Rhubarb & Raspberry cobbler


Like everything else eaten in the course of a serious barbecue – which should, of course, be increasing in frequency at this time of the year – desserts (or puddings as I prefer to call them) MUST also be cooked on the barbie. No question about it.


My favourite just happens to be the one you will most often be offered at US barbecues: a fruit cobbler which is, essentially, a pie dish of fruit, usually stone fruit, topped with a thick crust achieved by layering the pudding with scone-like dough balls. With lashings of cream, ideally.

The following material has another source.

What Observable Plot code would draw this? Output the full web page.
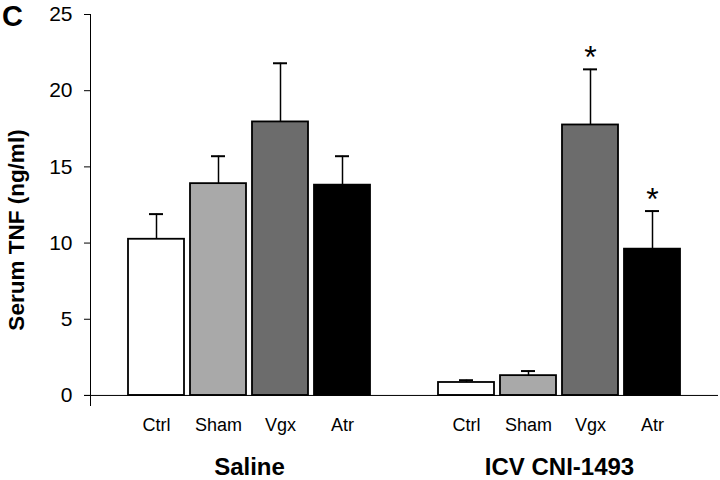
<!DOCTYPE html>
<html>
<head>
<meta charset="utf-8">
<script src="https://cdn.jsdelivr.net/npm/d3@7"></script>
<script src="https://cdn.jsdelivr.net/npm/@observablehq/plot@0.6"></script>
<style>
  html, body { margin: 0; padding: 0; background: #fff; }
  #wrap { position: relative; width: 720px; height: 480px; }
  #panel { position: absolute; left: 2px; top: 0px; line-height: 1; font: bold 29px "Liberation Sans", Arial, sans-serif; }
</style>
</head>
<body>
<div id="wrap"><div id="panel">C</div></div>
<script>
// Data
const groups = ["Saline", "ICV CNI-1493"];
const conditions = ["Ctrl", "Sham", "Vgx", "Atr"];
const salineMean = [10.25, 13.9, 17.95, 13.8];
const salineSEM  = [1.65, 1.8, 3.85, 1.9];
const icvMean    = [0.85, 1.3, 17.75, 9.6];
const icvSEM     = [0.15, 0.3, 3.65, 2.5];
const icvSignificant = [false, false, true, true];
const fills = ["#ffffff", "#a9a9a9", "#6c6c6c", "#000000"];
const yTicks = [0, 5, 10, 15, 20, 25];

const rows = [];
conditions.forEach((c, i) => rows.push({group: groups[0], cond: c, key: groups[0] + "|" + c, mean: salineMean[i], top: salineMean[i] + salineSEM[i], sig: false}));
conditions.forEach((c, i) => rows.push({group: groups[1], cond: c, key: groups[1] + "|" + c, mean: icvMean[i], top: icvMean[i] + icvSEM[i], sig: icvSignificant[i]}));
const domain = [...conditions.map(c => groups[0] + "|" + c), "gap", ...conditions.map(c => groups[1] + "|" + c)];
const groupLabels = groups.map(g => ({label: g, key: g + "|" + conditions[1]}));
const font = '"Liberation Sans", Arial, Helvetica, sans-serif';

const chart = Plot.plot({
  width: 720,
  height: 480,
  marginLeft: 90,
  marginRight: 2,
  marginTop: 14,
  marginBottom: 75,
  style: {fontFamily: font, background: "#fff", color: "#000"},
  x: {domain, paddingInner: 0.09, paddingOuter: 0.56, axis: null},
  y: {domain: [-0.66, 25], axis: null},
  color: {domain: conditions, range: fills},
  marks: [
    Plot.frame({anchor: "left", stroke: "#000", strokeWidth: 1}),
    Plot.ruleY([0], {stroke: "#000", strokeWidth: 1, insetLeft: -6}),
    Plot.axisY({ticks: yTicks, tickSize: 6, tickPadding: 12, fontSize: 21, label: null, tickFormat: d => String(d)}),
    Plot.axisX({tickSize: 0, tickPadding: 13, fontSize: 18, label: null, tickFormat: d => d === "gap" ? "" : d.split("|")[1]}),
    Plot.ruleX(rows, {x: "key", y1: "mean", y2: "top", stroke: "#000", strokeWidth: 1.5}),
    Plot.tickY(rows, {x: "key", y: "top", stroke: "#000", strokeWidth: 2, insetLeft: 21, insetRight: 21}),
    Plot.barY(rows, {x: "key", y: "mean", fill: "cond", stroke: "#000", strokeWidth: 1.8}),
    Plot.text(rows.filter(d => d.sig), {x: "key", y: "top", text: () => "*", fontSize: 32, lineAnchor: "top", dy: -24}),
    Plot.text(groupLabels, {x: "key", text: "label", frameAnchor: "bottom", dx: 31, dy: 62, fontSize: 24, fontWeight: "bold", lineAnchor: "middle"}),
    Plot.text(["Serum TNF (ng/ml)"], {frameAnchor: "left", textAnchor: "middle", rotate: -90, dx: -74, dy: 20, fontSize: 22.5, fontWeight: "bold", lineAnchor: "middle"})
  ]
});
document.getElementById("wrap").appendChild(chart);
chart.style.position = "absolute";
chart.style.left = "0";
chart.style.top = "0";
document.getElementById("panel").style.zIndex = 2;
</script>
</body>
</html>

This is a stock standard dessert which is easy enough to make in an oven in the kitchen. But if you really want to experience cobbler barbecue magic, do nothing of the sort. Instead, try this…


Assemble the following:


The Filling:

1kg rhubarb, trimmed into 1cm pieces; 1 punnet fresh raspberries; 1 cup plus 2 tbs sugar; 2 1/2  tbs cornflour.


The Scones:

1 cup plain flour, more to sprinkle as required; 2/3 cup polenta, ¼ cup caster sugar; 1 1/2 tbs baking powder; ¼ tsp sea salt; 125g unsalted butter cut into 1cm cubes; 2/3 cup pouring cream.


Preheat a barbecue to 150-16OC with some sort of a deflector in place – you are seeking indirect heat, covered of course.  Combine the fruit, sugar and cornflour and rest mixture while making scone dough by placing plain flour, cornflour, sugar, baking powder and salt in a food processor. Pulse to combine.

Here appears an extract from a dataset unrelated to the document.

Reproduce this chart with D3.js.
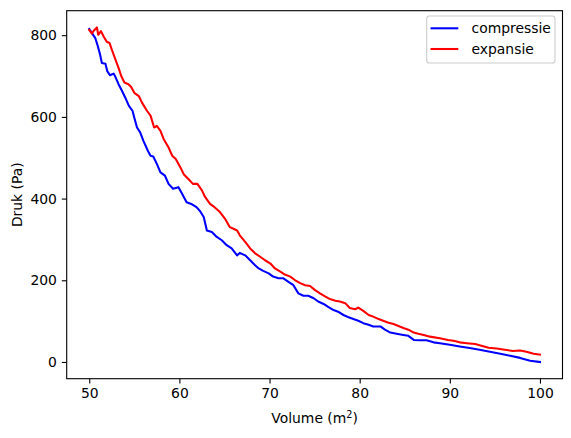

Add butter and pulse until the mixture resembles bread crumbs. Add cream and pulse until mixture starts to come together, then turn in onto a lightly floured board and pull it togerher into a lump without mixing further. Divide into 8 balls and flatten them slightly into thinnish scones.


Tip the fruit filling and accumulated juices into a 25cm oval baking dish, or similar. Position the scones on top of the filling and brush them with pouring cream. Place in the centre of the barbecue for 40-45 mins or until golden. Eat.